MEMORY LANE IS PERFECTLY PAVED
The dual shocks serve up 3.5 in. of wheel travel out back, and you can adjust their preload if you can find a tool to do it; but the ride remains as retro as the rest of the bike. Overall it’s all quite nice and good in particular at soaking up small bumps, but big bumps and quick changes of direction remind you why single-shock rear ends with more travel and progressive linkages killed off the dinosaurs.
Be careful one of those bumps doesn’t cause your rose-colored glasses to slide down your nose and force you to look at the CB from a purely functional standpoint.

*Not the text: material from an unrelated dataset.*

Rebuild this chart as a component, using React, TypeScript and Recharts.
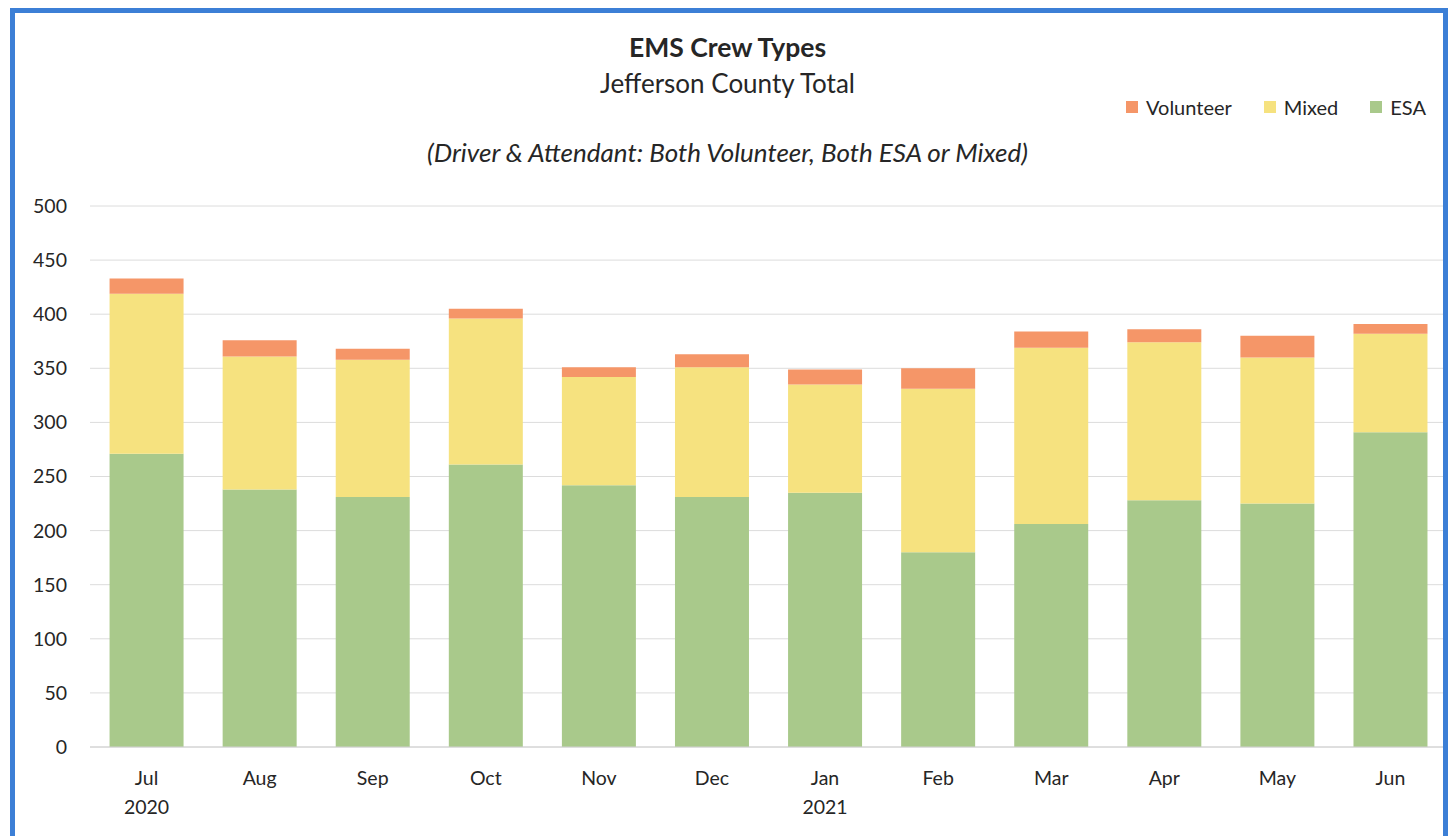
import React from "react";
import { BarChart, Bar, XAxis, YAxis, CartesianGrid } from "recharts";

const months = ["Jul", "Aug", "Sep", "Oct", "Nov", "Dec", "Jan", "Feb", "Mar", "Apr", "May", "Jun"];
const years = ["2020", "", "", "", "", "", "2021", "", "", "", "", ""];
const esa = [271, 238, 231, 261, 242, 231, 235, 180, 206, 228, 225, 291];
const mixed = [148, 123, 127, 135, 100, 120, 100, 151, 163, 146, 135, 91];
const volunteer = [14, 15, 10, 9, 9, 12, 14, 19, 15, 12, 20, 9];
const yTicks = [0, 50, 100, 150, 200, 250, 300, 350, 400, 450, 500];

const seriesNames = ["ESA", "Mixed", "Volunteer"];
const seriesColors = ["#a9c98b", "#f6e27f", "#f59668"];

const data = months.map((m, i) => ({
  month: m,
  year: years[i],
  ESA: esa[i],
  Mixed: mixed[i],
  Volunteer: volunteer[i],
}));

const FONT = "Lato, 'Noto Sans', sans-serif";
const TEXT = "#262626";

const MonthTick = (props: any) => {
  const { x, y, payload, index } = props;
  const yr = years[index] || "";
  return (
    <g>
      <text x={x} y={y + 30} textAnchor="middle" fontSize={19.5} fill={TEXT} fontFamily={FONT}>
        {payload.value}
      </text>
      {yr ? (
        <text x={x} y={y + 59} textAnchor="middle" fontSize={19.5} fill={TEXT} fontFamily={FONT}>
          {yr}
        </text>
      ) : null}
    </g>
  );
};

export default function App() {
  const legendItems = seriesNames.map((n, i) => ({ name: n, color: seriesColors[i] })).reverse();
  return (
    <div style={{ position: "fixed", left: 0, top: 0, width: 1455, height: 836, background: "#fff", overflow: "hidden" }}>
      <div
        style={{
          position: "absolute",
          left: 0,
          width: 1455,
          top: 32,
          textAlign: "center",
          fontFamily: FONT,
          color: TEXT,
          fontWeight: 700,
          fontSize: 26.5,
          lineHeight: "31px",
        }}
      >
        EMS Crew Types
      </div>
      <div
        style={{
          position: "absolute",
          left: 0,
          width: 1455,
          top: 68,
          textAlign: "center",
          fontFamily: FONT,
          color: TEXT,
          fontSize: 26,
          lineHeight: "31px",
        }}
      >
        Jefferson County Total
      </div>
      <div
        style={{
          position: "absolute",
          left: 0,
          width: 1455,
          top: 137,
          textAlign: "center",
          fontFamily: FONT,
          fontStyle: "italic",
          fontSize: 26,
          lineHeight: "30px",
          color: TEXT,
        }}
      >
        (Driver &amp; Attendant: Both Volunteer, Both ESA or Mixed)
      </div>
      <div
        style={{
          position: "absolute",
          right: 29,
          top: 94,
          height: 26,
          display: "flex",
          alignItems: "center",
          gap: 32,
          fontFamily: FONT,
          fontSize: 20,
          color: TEXT,
        }}
      >
        {legendItems.map((it) => (
          <div key={it.name} style={{ display: "flex", alignItems: "center" }}>
            <span style={{ width: 12, height: 12, background: it.color, display: "inline-block", marginRight: 8 }} />
            {it.name}
          </div>
        ))}
      </div>
      <div style={{ position: "absolute", left: 0, top: 0 }}>
        <BarChart
          width={1455}
          height={836}
          data={data}
          margin={{ top: 206, right: 8, bottom: 0, left: 30 }}
          barCategoryGap="17.3%"
        >
          <CartesianGrid vertical={false} stroke="#dcdcdc" />
          <XAxis
            dataKey="month"
            tickLine={false}
            axisLine={{ stroke: "#d0d0d0" }}
            tick={<MonthTick />}
            interval={0}
            height={89}
          />
          <YAxis
            domain={[0, 500]}
            ticks={yTicks}
            width={60}
            tickLine={false}
            axisLine={false}
            tickMargin={17}
            tick={{ fontSize: 19.5, fill: TEXT, fontFamily: FONT }}
          />
          {seriesNames.map((n, i) => (
            <Bar key={n} dataKey={n} stackId="a" fill={seriesColors[i]} isAnimationActive={false} />
          ))}
        </BarChart>
      </div>
      <div
        style={{
          position: "absolute",
          left: 10,
          top: 8,
          width: 1438,
          height: 840,
          border: "5px solid #3c7fd6",
          boxSizing: "border-box",
        }}
      />
    </div>
  );
}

At $9999, the CB is not inexpensive, and it can become precarious to contemplate why you wouldn’t pay a few dollars more for another spiritual descendant of the CB that’s just as authentic in its own way: The CB1000R. It’s lighter, way more powerful, much better suspended, more comfortable and fitted with many more upscale components. It’s a good reminder that the real message of the original CB was: Technical innovation and mass-produced progress for the masses are here to stay; say good-bye to all your nostalgic old heaps.
Alas, Mick Jagger will be 70 years old this July, and many in his cohort are in the market for a motorcycle that’s better at transporting them into a dim-yet-warmly remembered past than a bike that excels at hurtling them into the future. For that kind of sunny-day use with your significant other on back, this Honda is hard to beat, whatever your generation. The CB1100 is faster, sleeker, and more nicely turned out than a Bonneville (déjà vu all over again), way more mature than any Sportster, and many times more practical, reliable and low-maintenance than any Italian thing you have ever owned or cohabitated with (except maybe a nice Guzzi). If the CB1100 pushes your buttons, we can uncover no good reasons why you shouldn’t have one. Except self-restraint. Why start now?